● RAW RECORDS

-- BEGIN --

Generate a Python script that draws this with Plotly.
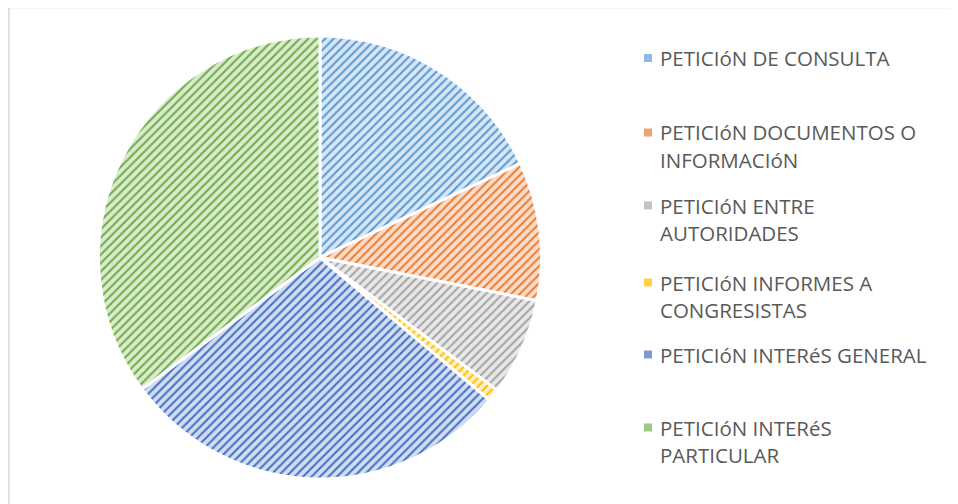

-- END --
-- BEGIN --

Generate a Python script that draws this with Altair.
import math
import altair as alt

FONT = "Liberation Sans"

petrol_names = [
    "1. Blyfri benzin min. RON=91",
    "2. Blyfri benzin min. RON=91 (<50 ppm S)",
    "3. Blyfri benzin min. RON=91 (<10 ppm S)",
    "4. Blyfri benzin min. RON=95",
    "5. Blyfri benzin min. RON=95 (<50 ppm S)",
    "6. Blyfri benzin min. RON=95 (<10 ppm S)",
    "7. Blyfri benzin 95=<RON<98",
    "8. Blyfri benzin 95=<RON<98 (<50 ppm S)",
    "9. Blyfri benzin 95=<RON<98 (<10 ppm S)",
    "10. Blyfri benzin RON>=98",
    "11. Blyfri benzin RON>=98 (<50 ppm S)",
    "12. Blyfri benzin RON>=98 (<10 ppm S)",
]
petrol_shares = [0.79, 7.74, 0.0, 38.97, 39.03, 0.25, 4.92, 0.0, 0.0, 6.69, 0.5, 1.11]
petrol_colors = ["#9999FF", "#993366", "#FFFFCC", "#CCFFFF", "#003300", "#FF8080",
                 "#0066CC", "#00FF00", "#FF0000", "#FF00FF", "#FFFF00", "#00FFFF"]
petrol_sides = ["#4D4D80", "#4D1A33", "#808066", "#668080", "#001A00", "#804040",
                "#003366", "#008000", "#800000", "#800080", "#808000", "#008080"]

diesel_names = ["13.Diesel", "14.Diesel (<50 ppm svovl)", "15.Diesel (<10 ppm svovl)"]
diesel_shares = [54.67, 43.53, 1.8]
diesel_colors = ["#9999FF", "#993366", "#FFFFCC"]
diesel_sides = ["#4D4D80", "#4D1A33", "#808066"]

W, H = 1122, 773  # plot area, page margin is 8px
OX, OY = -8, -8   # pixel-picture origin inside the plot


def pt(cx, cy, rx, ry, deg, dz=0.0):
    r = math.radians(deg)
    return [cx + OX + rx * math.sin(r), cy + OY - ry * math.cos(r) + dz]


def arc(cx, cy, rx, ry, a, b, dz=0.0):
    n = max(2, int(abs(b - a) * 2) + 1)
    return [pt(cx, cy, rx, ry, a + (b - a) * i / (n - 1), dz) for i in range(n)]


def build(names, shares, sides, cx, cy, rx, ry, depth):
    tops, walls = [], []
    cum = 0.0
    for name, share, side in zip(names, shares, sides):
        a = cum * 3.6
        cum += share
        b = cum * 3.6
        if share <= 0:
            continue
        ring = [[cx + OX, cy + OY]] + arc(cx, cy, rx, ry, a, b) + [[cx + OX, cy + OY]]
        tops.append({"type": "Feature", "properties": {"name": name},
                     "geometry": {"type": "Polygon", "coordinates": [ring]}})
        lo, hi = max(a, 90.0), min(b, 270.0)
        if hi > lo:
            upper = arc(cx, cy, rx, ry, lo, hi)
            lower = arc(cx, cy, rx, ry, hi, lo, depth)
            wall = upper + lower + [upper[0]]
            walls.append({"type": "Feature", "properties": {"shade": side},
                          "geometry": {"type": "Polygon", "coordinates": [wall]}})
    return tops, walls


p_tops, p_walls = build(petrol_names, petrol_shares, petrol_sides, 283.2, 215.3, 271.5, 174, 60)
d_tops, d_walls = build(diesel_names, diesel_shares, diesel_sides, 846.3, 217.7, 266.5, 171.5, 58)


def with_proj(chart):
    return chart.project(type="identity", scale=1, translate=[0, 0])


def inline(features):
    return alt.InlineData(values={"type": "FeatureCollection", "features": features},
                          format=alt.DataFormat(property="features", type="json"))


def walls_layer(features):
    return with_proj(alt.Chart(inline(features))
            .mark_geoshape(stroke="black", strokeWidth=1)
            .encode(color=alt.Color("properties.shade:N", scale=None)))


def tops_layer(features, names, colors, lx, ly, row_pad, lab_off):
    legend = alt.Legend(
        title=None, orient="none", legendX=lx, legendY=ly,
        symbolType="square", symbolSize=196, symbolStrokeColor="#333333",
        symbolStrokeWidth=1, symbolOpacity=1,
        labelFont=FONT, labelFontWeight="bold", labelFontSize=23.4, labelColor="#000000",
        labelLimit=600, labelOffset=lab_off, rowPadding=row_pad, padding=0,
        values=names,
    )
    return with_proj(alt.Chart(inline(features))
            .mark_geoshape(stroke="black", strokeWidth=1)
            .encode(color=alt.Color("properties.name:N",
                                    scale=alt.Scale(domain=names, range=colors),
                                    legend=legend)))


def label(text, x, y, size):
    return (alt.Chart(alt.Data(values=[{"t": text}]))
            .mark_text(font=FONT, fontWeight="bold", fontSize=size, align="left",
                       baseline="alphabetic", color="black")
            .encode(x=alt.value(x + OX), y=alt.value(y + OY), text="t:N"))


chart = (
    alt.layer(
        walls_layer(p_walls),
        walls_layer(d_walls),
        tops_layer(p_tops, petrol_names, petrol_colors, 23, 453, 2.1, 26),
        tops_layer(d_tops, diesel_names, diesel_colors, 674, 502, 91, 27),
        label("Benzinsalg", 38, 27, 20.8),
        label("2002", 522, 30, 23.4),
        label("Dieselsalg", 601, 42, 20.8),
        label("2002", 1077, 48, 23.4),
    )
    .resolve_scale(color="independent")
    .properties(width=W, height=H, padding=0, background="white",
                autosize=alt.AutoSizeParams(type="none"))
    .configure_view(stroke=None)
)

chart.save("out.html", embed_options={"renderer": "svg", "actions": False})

-- END --
-- BEGIN --

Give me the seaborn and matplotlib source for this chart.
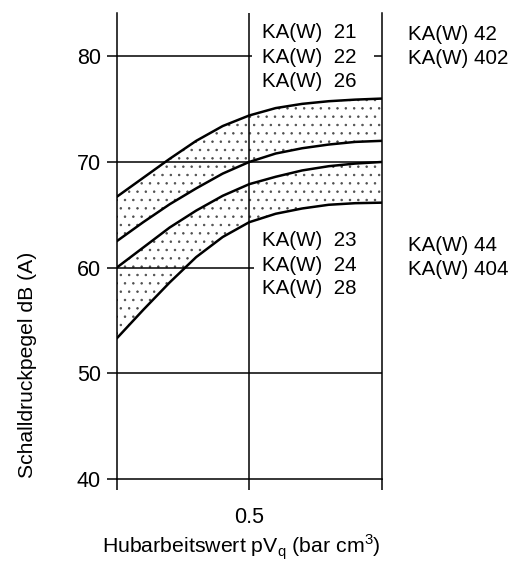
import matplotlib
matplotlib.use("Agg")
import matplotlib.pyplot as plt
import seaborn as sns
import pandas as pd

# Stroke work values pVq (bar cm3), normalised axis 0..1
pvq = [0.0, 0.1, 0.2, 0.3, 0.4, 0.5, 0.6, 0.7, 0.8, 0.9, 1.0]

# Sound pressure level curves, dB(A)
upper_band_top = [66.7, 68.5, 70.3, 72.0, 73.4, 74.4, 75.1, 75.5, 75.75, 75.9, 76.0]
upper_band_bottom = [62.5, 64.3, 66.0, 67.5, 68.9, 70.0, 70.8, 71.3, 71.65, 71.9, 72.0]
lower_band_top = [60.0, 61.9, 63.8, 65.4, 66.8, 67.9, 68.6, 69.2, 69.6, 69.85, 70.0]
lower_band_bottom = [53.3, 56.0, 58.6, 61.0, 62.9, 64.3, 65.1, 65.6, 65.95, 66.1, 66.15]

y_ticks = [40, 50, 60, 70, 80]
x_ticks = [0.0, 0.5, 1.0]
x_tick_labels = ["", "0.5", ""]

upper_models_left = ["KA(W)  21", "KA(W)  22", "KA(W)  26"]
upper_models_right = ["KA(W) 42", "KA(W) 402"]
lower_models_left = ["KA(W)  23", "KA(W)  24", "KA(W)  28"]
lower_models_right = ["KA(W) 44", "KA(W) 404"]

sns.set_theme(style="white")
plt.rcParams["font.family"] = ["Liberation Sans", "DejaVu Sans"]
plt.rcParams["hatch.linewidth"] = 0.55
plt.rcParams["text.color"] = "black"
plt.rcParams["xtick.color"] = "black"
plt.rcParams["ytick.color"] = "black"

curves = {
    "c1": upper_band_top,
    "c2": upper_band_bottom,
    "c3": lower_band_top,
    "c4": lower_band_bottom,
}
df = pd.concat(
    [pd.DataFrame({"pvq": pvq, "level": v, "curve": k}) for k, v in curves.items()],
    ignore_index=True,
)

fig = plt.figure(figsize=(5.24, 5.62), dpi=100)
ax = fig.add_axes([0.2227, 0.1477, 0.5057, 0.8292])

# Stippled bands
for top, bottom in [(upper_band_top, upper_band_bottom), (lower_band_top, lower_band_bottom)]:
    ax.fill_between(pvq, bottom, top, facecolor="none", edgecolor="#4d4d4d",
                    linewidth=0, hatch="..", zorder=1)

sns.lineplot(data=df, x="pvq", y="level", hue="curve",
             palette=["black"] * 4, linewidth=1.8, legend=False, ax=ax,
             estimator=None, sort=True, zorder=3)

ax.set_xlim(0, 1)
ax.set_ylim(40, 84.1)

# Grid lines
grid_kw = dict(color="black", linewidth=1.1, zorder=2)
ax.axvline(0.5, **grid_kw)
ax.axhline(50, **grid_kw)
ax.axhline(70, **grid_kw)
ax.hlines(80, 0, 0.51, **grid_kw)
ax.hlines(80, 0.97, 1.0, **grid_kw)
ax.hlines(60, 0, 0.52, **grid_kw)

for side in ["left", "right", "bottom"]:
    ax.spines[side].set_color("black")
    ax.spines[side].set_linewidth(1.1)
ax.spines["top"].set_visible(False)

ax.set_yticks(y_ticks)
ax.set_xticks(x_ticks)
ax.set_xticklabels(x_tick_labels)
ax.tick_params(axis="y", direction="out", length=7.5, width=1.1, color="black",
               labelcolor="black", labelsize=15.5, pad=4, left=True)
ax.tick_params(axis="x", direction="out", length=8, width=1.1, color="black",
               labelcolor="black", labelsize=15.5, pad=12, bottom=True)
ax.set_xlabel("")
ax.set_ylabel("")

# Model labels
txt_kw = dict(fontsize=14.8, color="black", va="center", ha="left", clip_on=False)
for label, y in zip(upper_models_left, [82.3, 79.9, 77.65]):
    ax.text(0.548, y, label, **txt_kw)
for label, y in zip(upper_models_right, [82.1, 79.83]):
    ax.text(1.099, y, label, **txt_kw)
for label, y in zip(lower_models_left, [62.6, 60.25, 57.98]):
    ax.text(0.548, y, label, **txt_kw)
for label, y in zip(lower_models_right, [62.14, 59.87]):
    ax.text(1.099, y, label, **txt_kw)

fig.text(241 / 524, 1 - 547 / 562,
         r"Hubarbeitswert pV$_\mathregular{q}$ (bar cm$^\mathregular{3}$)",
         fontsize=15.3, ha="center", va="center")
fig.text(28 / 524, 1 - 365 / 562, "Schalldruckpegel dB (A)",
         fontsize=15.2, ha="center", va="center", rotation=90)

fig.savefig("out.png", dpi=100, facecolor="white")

-- END --

● AIM
Each line holding "script" must be found and copied.

● SOLUTION TO THE EXERCISE
Generate a Python script that draws this with Plotly.
Generate a Python script that draws this with Altair.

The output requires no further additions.